Ville Sointu, Head of Emerging Technologies at Nordea

At the same time there are still a number of security challenges that exist when considering device centric approaches for digital identity. One of these includes what to do when changing the mobile device itself.

Ville adds: “If I have different kinds of mobile banking and finance applications in my personal mobile phone, as soon as I upgrade to a new model, it’s still a challenge to migrate all of those things and bootstrap my new phones identity into all the digital access channels and applications that I had on my old phone because these things don’t migrate easily. The last time I changed my phone, it literally took me days to manually do a lot of these migrations that were always related to enterprise applications, banking applications and different kinds of identity systems and security services that I had set up on my own device.”

An optimal know your device approach will need to ensure that users changing and upgrading their devices are able to complete the process in a user friendly and secure way.

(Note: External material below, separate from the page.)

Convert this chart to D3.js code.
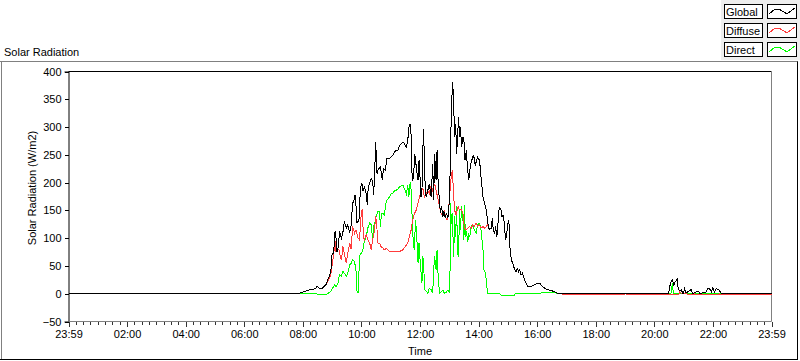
<!DOCTYPE html>
<html><head><meta charset="utf-8">
<script src="https://cdn.jsdelivr.net/npm/d3@7"></script>
<style>
body{margin:0;background:#fff;}
svg{display:block;font-family:"Liberation Sans",Arial,sans-serif;font-size:11px;}
</style></head><body>
<svg id="c" width="800" height="361"></svg>
<script>
const seriesNames = ["Global","Diffuse","Direct"];
const seriesColors = ["#000000","#ff3c3c","#00ff00"];
// [minute of day, W/m2]
const globalData = [[0,0],[465,0],[473,1],[487,5],[494,7],[500,8],[506,9],[509,14],[514,10],[520,10],[528,17],[531,25],[535,33],[538,45],[540,73],[543,72],[546,112],[548,100],[550,75],[553,85],[555,112],[559,100],[562,110],[565,130],[569,118],[572,124],[576,110],[579,124],[582,163],[584,166],[587,178],[589,157],[591,127],[595,133],[598,192],[601,198],[603,185],[606,192],[610,180],[612,160],[614,192],[617,200],[620,207],[623,203],[625,178],[627,211],[629,273],[631,240],[632,216],[635,225],[639,228],[643,204],[645,226],[649,222],[652,243],[656,243],[661,246],[664,249],[668,255],[671,258],[675,258],[678,267],[682,270],[685,273],[688,270],[692,264],[695,276],[697,298],[700,306],[702,282],[704,204],[707,210],[709,252],[711,240],[713,222],[716,204],[718,240],[720,210],[722,174],[724,186],[727,297],[729,246],[731,180],[733,174],[736,186],[739,198],[743,174],[746,234],[748,168],[750,252],[753,204],[755,258],[757,204],[760,163],[762,145],[764,157],[767,139],[769,148],[772,136],[774,145],[777,136],[779,151],[781,190],[783,282],[785,348],[787,381],[789,340],[791,282],[793,306],[795,252],[797,282],[799,318],[801,282],[803,300],[805,264],[808,282],[810,276],[812,240],[815,258],[817,228],[820,204],[822,222],[825,237],[828,246],[830,249],[833,231],[836,240],[838,246],[842,240],[845,210],[849,174],[852,163],[856,150],[859,127],[862,115],[866,118],[868,136],[870,115],[873,109],[875,121],[877,103],[879,112],[881,148],[883,154],[886,151],[888,139],[890,142],[893,127],[895,97],[897,103],[900,127],[902,133],[904,85],[907,61],[910,55],[914,43],[917,40],[919,46],[922,40],[924,43],[927,34],[930,37],[934,25],[937,19],[941,13],[948,13],[955,16],[961,19],[965,19],[968,16],[975,10],[982,7],[989,6],[996,3],[1002,1],[1006,0],[1229,0],[1233,19],[1237,25],[1240,15],[1243,22],[1247,26],[1249,8],[1252,5],[1255,7],[1259,0],[1262,9],[1265,1],[1276,8],[1278,0],[1291,5],[1293,0],[1306,3],[1310,10],[1313,9],[1317,3],[1320,11],[1323,3],[1327,9],[1331,8],[1337,1],[1340,0],[1440,0]];
const diffuseData = [[0,0],[465,0],[473,1],[487,5],[494,7],[500,8],[506,9],[509,13],[514,10],[520,10],[528,17],[531,22],[535,28],[538,38],[543,70],[546,94],[548,75],[551,78],[554,80],[557,65],[559,60],[562,85],[565,73],[569,55],[572,73],[576,91],[579,80],[582,121],[586,109],[589,115],[593,100],[596,97],[600,148],[602,151],[604,103],[606,97],[610,106],[613,97],[617,91],[620,79],[623,97],[627,115],[629,139],[631,127],[634,91],[637,91],[640,85],[644,82],[647,79],[651,82],[657,76],[664,76],[671,76],[678,76],[685,79],[690,85],[695,91],[698,103],[702,115],[705,133],[709,145],[712,150],[716,163],[719,174],[722,186],[726,189],[729,174],[733,180],[736,186],[739,180],[743,195],[746,186],[750,198],[753,186],[756,174],[760,157],[763,145],[767,139],[770,148],[774,133],[777,133],[780,168],[783,204],[786,222],[787,210],[789,175],[791,150],[794,142],[798,157],[801,151],[805,151],[808,145],[811,118],[815,115],[818,118],[821,121],[825,118],[828,124],[831,121],[835,127],[838,121],[842,124],[845,118],[849,121],[852,118],[856,121],[859,125],[862,115],[866,118],[868,136],[870,115],[873,109],[875,121],[877,103],[879,112],[881,148],[883,154],[886,151],[888,139],[890,142],[893,127],[895,97],[897,103],[900,127],[902,133],[904,85],[907,61],[910,55],[914,43],[917,40],[919,46],[922,40],[924,43],[927,34],[930,37],[934,25],[937,19],[941,13],[948,13],[955,16],[961,19],[965,19],[968,16],[975,10],[982,7],[989,6],[996,3],[1002,1],[1010,0],[1012,-2],[1065,-2],[1067,0],[1069,-2],[1139,-2],[1141,0],[1143,-2],[1205,-2],[1207,0],[1209,-2],[1250,-2],[1252,3],[1256,0],[1266,0],[1268,-2],[1280,-2],[1282,0],[1284,-2],[1331,-2],[1333,0],[1335,-2],[1393,-2],[1395,0],[1397,-2],[1407,-2],[1409,0],[1411,-2],[1440,-2]];
const directData = [[0,0],[505,0],[514,-1],[528,-1],[531,0],[535,3],[538,5],[541,10],[545,16],[548,13],[552,19],[555,34],[559,31],[562,40],[565,37],[569,31],[572,37],[576,52],[579,55],[582,61],[586,58],[589,40],[591,4],[593,1],[595,40],[597,70],[600,73],[603,79],[606,94],[610,103],[613,118],[617,127],[620,124],[623,97],[625,121],[628,130],[630,139],[634,148],[637,148],[639,121],[641,145],[644,145],[647,142],[651,168],[654,170],[657,174],[661,180],[664,180],[668,186],[671,186],[675,189],[678,192],[682,195],[685,195],[688,189],[692,180],[695,195],[697,174],[700,201],[702,186],[704,133],[705,109],[708,79],[711,133],[714,91],[716,55],[718,91],[721,49],[724,19],[726,67],[728,40],[730,7],[733,4],[736,1],[739,10],[743,7],[746,1],[748,43],[750,67],[753,43],[755,79],[757,34],[760,1],[763,3],[767,6],[770,1],[774,3],[777,6],[780,3],[782,55],[783,163],[784,125],[786,145],[789,67],[791,139],[793,103],[795,157],[797,73],[799,67],[801,151],[803,115],[805,157],[808,133],[810,97],[811,160],[813,103],[815,112],[818,94],[820,106],[822,103],[825,121],[828,124],[831,115],[835,109],[838,124],[842,127],[845,115],[849,79],[851,43],[853,40],[856,25],[858,1],[862,0],[883,0],[889,-4],[912,-4],[916,1],[965,1],[975,2],[996,2],[1006,0],[1234,0],[1237,19],[1239,0],[1440,0]];
const xMajorTicks = [0,120,240,360,480,600,720,840,960,1080,1200,1320,1440];
const xTickLabels = ["23:59","02:00","04:00","06:00","08:00","10:00","12:00","14:00","16:00","18:00","20:00","22:00","23:59"];
const yTicks = [-50,0,50,100,150,200,250,300,350,400];
const chartTitle = "Solar Radiation";
const yTitle = "Solar Radiation (W/m2)";
const xTitle = "Time";

const svg = d3.select("#c");
const x = d3.scaleLinear().domain([0,1440]).range([68.5,771.5]);
const y = d3.scaleLinear().domain([-50,400]).range([321.5,71.5]);

// outer frame
svg.append("line").attr("x1",0).attr("x2",798).attr("y1",61.5).attr("y2",61.5).attr("stroke","#808080");
svg.append("line").attr("x1",1.5).attr("x2",1.5).attr("y1",61.5).attr("y2",360).attr("stroke","#808080");
svg.append("line").attr("x1",0).attr("x2",798).attr("y1",359.5).attr("y2",359.5).attr("stroke","#000");
svg.append("line").attr("x1",797.5).attr("x2",797.5).attr("y1",61.5).attr("y2",360).attr("stroke","#000");

// title
svg.append("text").attr("x",4).attr("y",56).attr("fill","#000").text(chartTitle);

// legend
const lg = svg.append("g");
lg.append("rect").attr("x",721).attr("y",0).attr("width",79).attr("height",60).attr("fill","#eeeeee");
seriesNames.forEach((n,i)=>{
  const top = 4 + i*19;
  lg.append("rect").attr("x",724.5).attr("y",top+0.5).attr("width",38).attr("height",14).attr("fill","#fff").attr("stroke","#000");
  lg.append("rect").attr("x",767.5).attr("y",top+0.5).attr("width",29).attr("height",14).attr("fill","#fff").attr("stroke","#000");
  lg.append("text").attr("x",726).attr("y",top+12).text(n);
  lg.append("path").attr("d",`M769,${top+10}L775,${top+5}L779,${top+5}L787,${top+10}L795,${top+4}`)
    .attr("fill","none").attr("stroke",seriesColors[i]).attr("shape-rendering","crispEdges");
});

// plot borders
svg.append("line").attr("x1",68.5).attr("x2",771.5).attr("y1",71.5).attr("y2",71.5).attr("stroke","#000");
svg.append("line").attr("x1",771.5).attr("x2",771.5).attr("y1",71.5).attr("y2",321.5).attr("stroke","#808080");

// y axis
const yAxis = svg.append("g").attr("transform","translate(68.5,0)")
  .call(d3.axisLeft(y).tickValues(yTicks).tickSize(4).tickPadding(3).tickFormat(d3.format("d")));
yAxis.select(".domain").attr("stroke","#000");
yAxis.selectAll("line").attr("stroke","#000").attr("shape-rendering","crispEdges");
yAxis.selectAll("text").attr("font-family",'"Liberation Sans",Arial,sans-serif').attr("font-size",11).attr("fill","#000");

// x axis minor
const xMinor = d3.range(0,1441,15);
const xMin = svg.append("g").attr("transform","translate(0,321.5)")
  .call(d3.axisBottom(x).tickValues(xMinor).tickSize(3).tickFormat(""));
xMin.select(".domain").remove();
xMin.selectAll("line").attr("stroke","#333").attr("shape-rendering","crispEdges");
// x axis major
const xAx = svg.append("g").attr("transform","translate(0,321.5)")
  .call(d3.axisBottom(x).tickValues(xMajorTicks).tickSize(5).tickPadding(4).tickFormat((d,i)=>xTickLabels[i]));
xAx.select(".domain").attr("stroke","#808080").attr("d",`M${x(0)},0H${x(1440)}`);
xAx.selectAll("line").attr("stroke","#333").attr("shape-rendering","crispEdges");
xAx.selectAll("text").attr("font-family",'"Liberation Sans",Arial,sans-serif').attr("font-size",11).attr("fill","#000");

// axis titles
svg.append("text").attr("x",(x(0)+x(1440))/2).attr("y",355).attr("text-anchor","middle").text(xTitle);
svg.append("text").attr("transform","translate(36,188) rotate(-90)").attr("text-anchor","middle").text(yTitle);

// series (Direct, Diffuse, Global on top)
const line = d3.line().x(d=>x(d[0])).y(d=>y(d[1]));
const data = [globalData, diffuseData, directData];
[2,1,0].forEach(i=>{
  svg.append("path").datum(data[i]).attr("d",line).attr("fill","none")
    .attr("stroke",seriesColors[i]).attr("stroke-width",1).attr("shape-rendering","crispEdges");
});
</script>
</body></html>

Ville concludes: “The right way to address digital identity is all about finding a balance between security and usability. Know your device is just another example of how you need to do that in a good way because otherwise we might see a combination of problems, especially when these devices become even more proliferated in terms of how many devices I have. For example, in the future I might have different kinds of voice assistants that are linked to certain hardware, I might have my connected car, I might have all of my IoT (Internet of Things) devices personalised and then to a certain level identified by my financial institution. What if one of these things breaks? What if I move? What if I change my car? Making these migration processes easy, intuitive and secure becomes an increasingly complicated problem. We have a lot of work to do in the digital identity space especially now that every day more and more things become connected.”